Infine, alla rapida definizione delle pratiche edilizie da parte dei pubblici dipendenti deve corrispondere un incentivo economico per gli stessi, non secondo una redistribuzione “a pioggia” per tutti, ma assegnato ai più virtuosi. Le somme dovrebbero essere individuate destinando una percentuale degli oneri concessori o, qualora si tratti di interventi non a titolo oneroso per il privato, una percentuale dei contributi che i privati stessi saranno chiamati a versare a titolo di “esame progetto”, sempre – in entrambi i casi -che lo stesso esame si concluda con un atto amministrativo nei tempi di legge.

Quale ruolo potranno svolgere gli Ordini, perché la fine dell’emergenza diventi occasione di progressiva – se pur lenta – rinascita della professione e non l’inizio di una crisi strutturale ancora più inestricabile di quella ancora in atto ormai da oltre un decennio?

Dovranno avere la capacità di trovare e suggerire alla politica soluzioni credibili nell’interesse non della categoria, ma del Paese. Per questo le divisioni non aiutano.

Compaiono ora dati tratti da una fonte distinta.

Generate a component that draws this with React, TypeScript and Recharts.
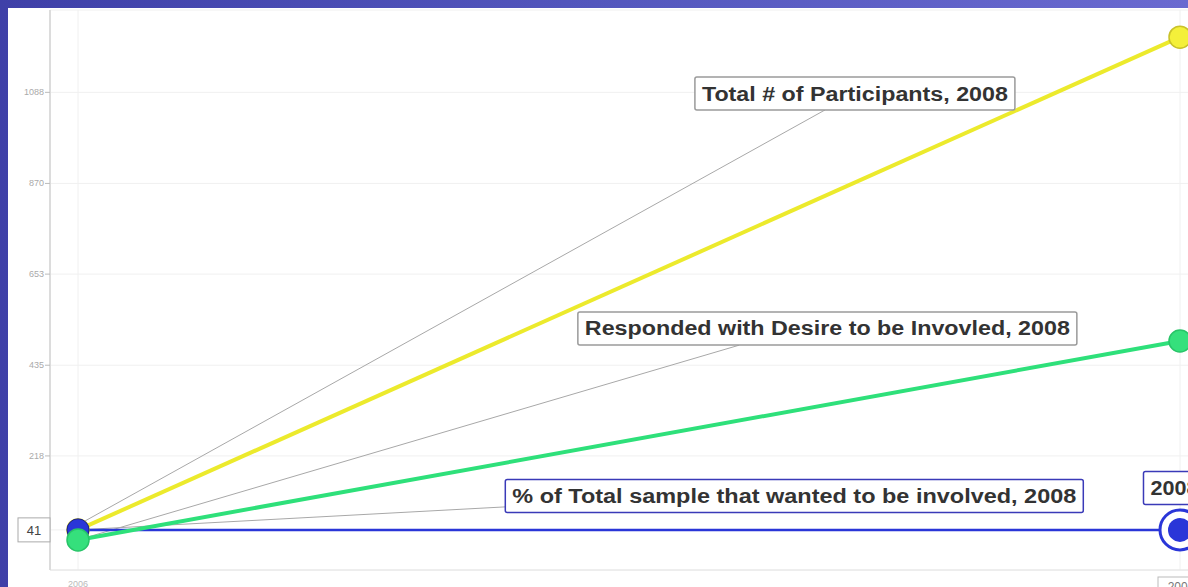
import { CartesianGrid, LineChart, Line, ReferenceDot, ReferenceLine, XAxis, YAxis } from "recharts";

const years = [2006, 2008];
const participants = [41, 1220];
const desire = [17, 493];
const percentInvolved = [41, 41];
const yTicks = [41, 218, 435, 653, 870, 1088];
const yTickLabels = ["41", "218", "435", "653", "870", "1088"];

const annotationTexts = [
  "Total # of Participants, 2008",
  "Responded with Desire to be Invovled, 2008",
  "% of Total sample that wanted to be involved, 2008",
  "2008",
];
const annotationCenters = [
  { x: 2007.41, y: 1085 },
  { x: 2007.36, y: 523 },
  { x: 2007.3, y: 122 },
  { x: 2007.99, y: 141 },
];
const leaderEnds = [
  { x: 2007.356, y: 1046 },
  { x: 2007.2, y: 483 },
  { x: 2006.775, y: 96 },
];
const leaderStarts = [participants[0] + 12, desire[0], percentInvolved[0]];

const YELLOW = "#ecea2c";
const GREEN = "#2ee07a";
const BLUE = "#2a36d8";
const BOX_WIDTHS = [320, 499, 578, 62];
const BOX_BORDERS = ["#9a9a9a", "#9a9a9a", "#3a3ab8", "#3a3ab8"];

const data = years.map((year, i) => ({
  year,
  participants: participants[i],
  desire: desire[i],
  percentInvolved: percentInvolved[i],
}));

function AnnotationBox(props: any) {
  const { cx, cy, text, width, border } = props;
  if (cx == null || cy == null) return null;
  const h = 33;
  return (
    <g>
      <rect
        x={cx - width / 2}
        y={cy - h / 2}
        width={width}
        height={h}
        fill="#fff"
        stroke={border}
        strokeWidth={1.5}
        rx={2}
      />
      <text
        x={cx}
        y={cy + 7}
        textAnchor="middle"
        textLength={width - 14}
        lengthAdjust="spacingAndGlyphs"
        fontFamily="'Liberation Sans', Arial, sans-serif"
        fontWeight="bold"
        fontSize={20}
        fill="#333"
      >
        {text}
      </text>
    </g>
  );
}

function YTick(props: any) {
  const { x, y, payload, index } = props;
  const label = yTickLabels[index] ?? String(payload.value);
  if (payload.value === percentInvolved[0]) {
    return (
      <g>
        <rect x={x - 24} y={y - 12} width={32} height={24} fill="#fff" stroke="#aaa" strokeWidth={1} />
        <text x={x - 8} y={y + 5} textAnchor="middle" fontFamily="'Liberation Sans', Arial" fontSize={13} fill="#444">
          {label}
        </text>
      </g>
    );
  }
  return (
    <g>
      <line x1={x + 3} x2={x + 8} y1={y} y2={y} stroke="#bbb" />
      <text x={x + 2} y={y + 3} textAnchor="end" fontFamily="'Liberation Sans', Arial" fontSize={9} fill="#aaa">
        {label}
      </text>
    </g>
  );
}

function XTick(props: any) {
  const { x, y, payload } = props;
  if (payload.value === years[1]) {
    return (
      <g>
        <rect x={x - 22} y={y - 1} width={46} height={24} fill="#fff" stroke="#bbb" />
        <text x={x + 1} y={y + 13} textAnchor="middle" fontFamily="'Liberation Sans', Arial" fontSize={12} fill="#777">
          {payload.value}
        </text>
      </g>
    );
  }
  return (
    <text x={x} y={y + 9} textAnchor="middle" fontFamily="'Liberation Sans', Arial" fontSize={9} fill="#bbb">
      {payload.value}
    </text>
  );
}

function plainDot(color: string, outline: string) {
  return (p: any) => (
    <circle key={`d-${color}-${p.index}`} cx={p.cx} cy={p.cy} r={11} fill={color} stroke={outline} strokeWidth={1.5} />
  );
}

function blueDot(p: any) {
  if (p.index === 1) {
    return (
      <g key={`b-${p.index}`}>
        <circle cx={p.cx} cy={p.cy} r={20} fill="#fff" stroke={BLUE} strokeWidth={3} />
        <circle cx={p.cx} cy={p.cy} r={12} fill={BLUE} />
      </g>
    );
  }
  return <circle key={`b-${p.index}`} cx={p.cx} cy={p.cy} r={11} fill={BLUE} stroke="#1a228a" strokeWidth={1} />;
}

export default function App() {
  return (
    <div
      style={{
        position: "absolute",
        left: 0,
        top: 0,
        width: 1188,
        height: 587,
        overflow: "hidden",
        background: "linear-gradient(90deg, #3f40a8 0%, #5356bd 50%, #6a6ad0 100%)",
      }}
    >
      <div
        style={{
          position: "absolute",
          left: 8,
          top: 8,
          width: 1180,
          height: 579,
          background: "#fff",
        }}
      />
      <div style={{ position: "absolute", left: 0, top: 0 }}>
        <LineChart width={1230} height={600} data={data} margin={{ top: 10, right: 20, bottom: 0, left: 0 }}>
          <CartesianGrid stroke="#f0f0f0" />
          <XAxis
            dataKey="year"
            type="number"
            domain={[2006, 2008]}
            ticks={years}
            padding={{ left: 28, right: 30 }}
            height={30}
            axisLine={{ stroke: "#e4e4e4" }}
            tickLine={false}
            tick={<XTick />}
          />
          <YAxis
            type="number"
            domain={[-55, 1285]}
            ticks={yTicks}
            width={50}
            axisLine={{ stroke: "#dcdcdc", strokeWidth: 2 }}
            tickLine={false}
            tick={<YTick />}
          />
          {leaderEnds.map((end, i) => (
            <ReferenceLine
              key={`leader-${i}`}
              segment={[
                { x: years[0], y: leaderStarts[i] },
                { x: end.x, y: end.y },
              ]}
              stroke="#a8a8a8"
              strokeWidth={1}
              ifOverflow="visible"
            />
          ))}
          <Line
            dataKey="participants"
            stroke={YELLOW}
            strokeWidth={4}
            dot={plainDot("#f4f03a", "#c9c22a")}
            isAnimationActive={false}
          />
          <Line
            dataKey="percentInvolved"
            stroke={BLUE}
            strokeWidth={2.5}
            dot={blueDot}
            isAnimationActive={false}
          />
          <Line
            dataKey="desire"
            stroke={GREEN}
            strokeWidth={4}
            dot={plainDot("#35e07c", "#28c468")}
            isAnimationActive={false}
          />
          {annotationCenters.map((c, i) => (
            <ReferenceDot
              key={`ann-${i}`}
              x={c.x}
              y={c.y}
              r={0}
              ifOverflow="visible"
              shape={(p: any) => (
                <AnnotationBox {...p} text={annotationTexts[i]} width={BOX_WIDTHS[i]} border={BOX_BORDERS[i]} />
              )}
            />
          ))}
        </LineChart>
      </div>
    </div>
  );
}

Comprendo che tra un anno si voterà per il rinnovo del Consiglio Nazionale e forti sono le tentazioni di marcare le differenze. Ma non ce lo possiamo permettere, l’Italia non se lo può permettere: dobbiamo dimostrare di sapere affrontare le questioni che riguardano il futuro di tutti in maniera laica, senza soffermarsi troppo sugli interessi particolari che, seppur legittimi, in questa fase estremamente difficile rischiano di procurare danni irreversibili.

Il presente ci sta mostrando di essere sempre più fragili, come individui e come comunità: tre parole d’ordine dell’Architettura Italiana (e non solo) per il prossimo futuro

La questione ambientale deve stare sempre al centro di qualunque programma di trasformazione urbana, ma anche di qualunque intervento puntuale nei territori.

Bellezza. Le nuove costruzioni devono essere “Architetture” e non semplici prodotti di edilizia, perché modificano i paesaggi per almeno un secolo ma anche perché contribuiscono a generale a loro volta bellezza e, conseguentemente, rispetto per la città. Ecologia. Le nuove Architetture devono “Consumare” poco, producendo loro stesse l’energia necessaria per viverle. Densificazione. Le nuove Architetture devono liberare spazio nelle nostre città per donare alle stesse nuove aree per la socializzazione collettiva. La densificazione deve essere quantitativa, accorpando i volumi per occupare meno territorio possibile, ma anche e specialmente qualitativa, progettando edifici belli ed energeticamente indipendenti.